The lack of any need to tip doesn’t mean you couldn’t. Or shouldn’t. Leaving your spare change or an extra note will always be appreciated.
11. Tap Water in Singapore Is Safe. Even Delicious.
It is widely known that Singapore tap water is perfectly safe to drink. To this, I’d add that it’s even palatable, with no weird odor or taste.
When visiting Singapore, this means there is absolutely no need to buy bottled water. That is, unless you need the bottle.
Take note, though. Tap water being safe for consumption doesn’t mean it wouldn’t be contaminated by the pipes carrying it. While there is no way for anyone to be completely sure, it’s usually a bad idea to fill up from rusty and tarnished taps. (Coloration of the water is a sure sign too. Singaporean tap water is clear) Know that most Singaporeans would balk at the idea of drinking straight from the tap at places like old coffee shops or hawker centers.
12. It Is Phenomenally Expensive to Smoke and Drink in Singapore.
I have previously written about ways to save money when holidaying in Singapore. In that write-up, I highlighted how expensive it is to smoke and drink here.
I cannot repeat this enough. In fact, prices have shot up again since that write-up.
If you have to drink when in Singapore, try to have some of your sessions at hawker centers and kopitiams. (They don’t serve hard liquor or wine, though). You could also buy back from the supermarkets. As for cigarettes, there’s sadly no way around it. You either pay the high prices or give your lungs a break.
13. Be Aware of the New Alcohol Consumption Regulations.
In 2015, Singapore implemented a series of new liquor control laws to minimize public disturbances. Under these laws:
- Consumption of alcohol is banned in all public places from 10.30 pm to 7 am. Retail shops are also not permitted to sell takeaway alcohol from 10.30 pm to 7 am.

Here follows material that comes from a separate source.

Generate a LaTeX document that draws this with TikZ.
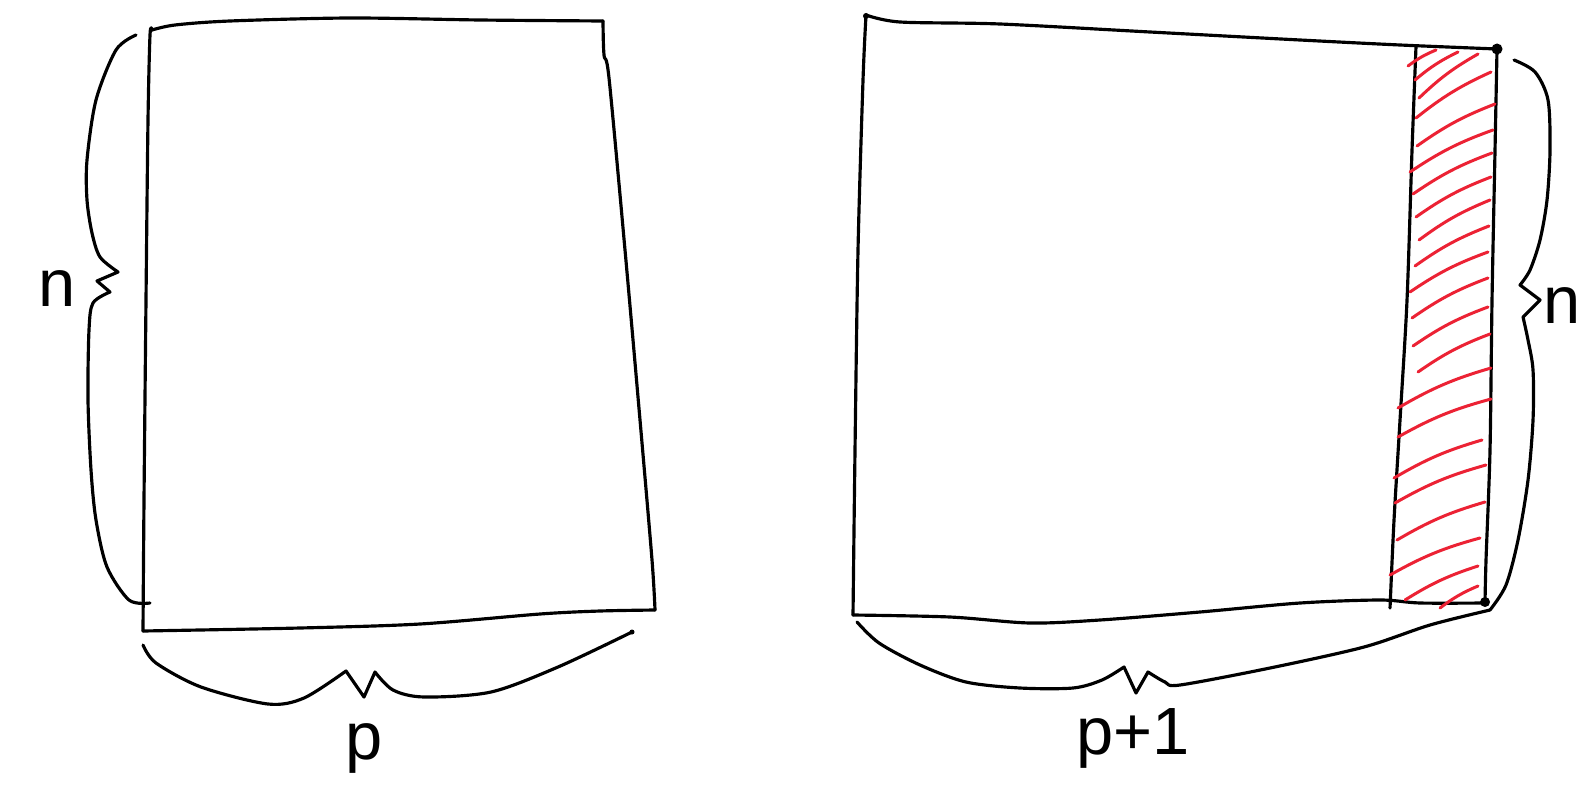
\documentclass[tikz,border=0pt]{standalone}
\usepackage{fontspec}
\setmainfont{Liberation Sans}
\definecolor{redpen}{RGB}{236,34,52}

\begin{document}
\begin{tikzpicture}[x=0.01cm, y=-0.01cm,
    sketch/.style={line width=0.9pt, line cap=round, line join=round},
    hatch/.style={redpen, line width=0.85pt, line cap=round},
    lbl/.style={font=\fontsize{19}{22}\selectfont, inner sep=0pt},
  ]
  \fill[white] (0,0) rectangle (1592,785);
  \useasboundingbox (0,0) rectangle (1592,785);

  % left matrix
  \draw[sketch] plot[smooth] coordinates {(152,30) (175,25) (230,21) (350,18) (480,20) (603,21)};
  \draw[sketch] plot[smooth] coordinates {(603,21) (604,55) (609,78) (625,250) (640,420) (652,560) (655,610)};
  \draw[sketch] plot[smooth] coordinates {(655,610) (600,611) (540,614) (420,624) (300,628) (143,631)};
  \draw[sketch] plot[smooth] coordinates {(143,631) (144,500) (146,300) (148,120) (150,35) (152,30)};

  % right matrix
  \draw[sketch] plot[smooth] coordinates {(866,15) (900,22) (1000,24) (1150,32) (1300,40) (1400,45) (1497,49)};
  \draw[sketch] plot[smooth] coordinates {(1497,49) (1495,150) (1492,300) (1490,450) (1486,560) (1485,603)};
  \draw[sketch] plot[smooth] coordinates {(1485,603) (1420,603) (1380,600) (1300,603) (1200,612) (1100,620) (1030,623) (950,617) (853,615)};
  \draw[sketch] plot[smooth] coordinates {(853,615) (855,450) (858,250) (863,80) (866,15)};
  \draw[sketch] plot[smooth] coordinates {(1416,46) (1412,150) (1407,300) (1400,420) (1394,520) (1390,608)};
  \fill (866,16) circle (3);
  \fill (1497,49) circle (5.5);
  \fill (1485,602) circle (5);
  \fill (632,632) circle (2.5);

  \foreach \xa/\ya/\xb/\yb in {1408/66/1436/50, 1415/80/1458/52, 1419/98/1478/54,
      1416/118/1491/72, 1417/146/1495/104, 1410/172/1493/130, 1413/194/1492/153,
      1416/217/1491/177, 1419/240/1490/200, 1415/266/1489/226, 1410/292/1488/252,
      1412/318/1488/278, 1413/346/1488/307, 1418/372/1490/334, 1398/408/1491/368,
      1398/437/1491/399, 1394/478/1482/440, 1395/503/1486/465, 1397/540/1485/502,
      1390/575/1480/538, 1405/600/1478/566, 1440/608/1478/586}
    \draw[hatch] (\xa,\ya) to[bend left=7] (\xb,\yb);

  % braces
  \draw[sketch] plot[smooth] coordinates {(136,35) (116,50) (96,100) (87,160) (87,200) (92,233) (100,257) (118,272)}
    -- (97,281) -- (110,292)
    -- plot[smooth] coordinates {(110,292) (93,303) (89,330) (88,400) (91,470) (96,520) (107,567) (129,600) (150,603)};
  \draw[sketch] plot[smooth] coordinates {(143,645) (156,663) (201,687) (268,704) (304,698) (346,671)}
    -- (364,697) -- (375,672)
    -- plot[smooth] coordinates {(375,672) (393,690) (424,697) (491,692) (558,667) (632,632)};
  \draw[sketch] plot[smooth] coordinates {(1514,60) (1535,72) (1548,100) (1550,150) (1547,200) (1540,240) (1530,270) (1520,285)}
    -- (1540,300) -- (1523,317)
    -- plot[smooth] coordinates {(1523,317) (1528,340) (1533,370) (1533,420) (1528,480) (1518,540) (1506,585) (1490,610)};
  \draw[sketch] plot[smooth] coordinates {(857,622) (879,643) (920,665) (966,682) (1020,688) (1073,688) (1102,680) (1124,667)}
    -- (1136,693) -- (1148,672)
    -- plot[smooth] coordinates {(1148,672) (1165,682) (1180,685) (1270,668) (1364,647) (1430,625) (1490,610)};

  \node[lbl] (nleft) at (57,289) {n};
  \node[lbl] (pleft) at (364,748) {p};
  \node[lbl] (nright) at (1562,306) {n};
  \node[lbl] (pright) at (1133,738) {p+1};
\end{tikzpicture}
\end{document}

Note that the term "public places" does not include licensed pubs, restaurants, etc.
- The precincts of Geylang and Little India have stricter laws. At these places, public drinking is banned from 7 am on Saturday to 7 am on Mondays. Public drinking is also banned from 7 pm on the eve of a public holiday to 7 am after the holiday. Shops in these two areas are not permitted to sell takeaway alcohol from 7pm onwards on weekends.
Stringent as they sound, these laws simply mean you can only drink at licensed establishments during affected hours.
14. Expensive As the City State Is, There Are Still Many Free Attractions.
Here’s a quick list of free attractions in Singapore. Given the quality of all, I dare say these freebies are among the best attractions in Singapore too:
- Open-air performances at places such as The Esplanade, The Singapore Botanical Gardens, Ngee Ann City Civic Plaza, and so on.
All parks in Singapore are free for all to enter. This includes Gardens by the Bay. (At Gardens, only the Flower and Cloud Domes charge entry fees)
- Chinese and Indian temples, and churches are generally free for all to enter.
- The Singapore Botanical Gardens, a UNESCO World Heritage Site, charges no entry fee.
- The truly weird Haw Par Villa also charges no entry fee.
- The light-and-water shows at Gardens by the Bay and Marina Bay Sands are free.
- Singapore Changi Airport offers two free city tours for visitors transiting through Singapore.
- Last but not least, light-ups. (See below)
15. Singapore Adores Light-Ups.
Nowadays, there is a light-up somewhere in Singapore every month. Other than those for ethnic festivals, there are artistic ones such as the Singapore Night Festival and the i Light Marina Bay Sustainable Light Art Festival.
What’s great about these light-ups is that it never just about elaborate street decorations. Festive areas always have bazaars and free street performances, with some bazaars covering entire streets. Visiting one of these light-ups could easily be your most memorable experience when visiting Singapore.
16. Other Than Light-Ups, There Are Many Other Tourism Events.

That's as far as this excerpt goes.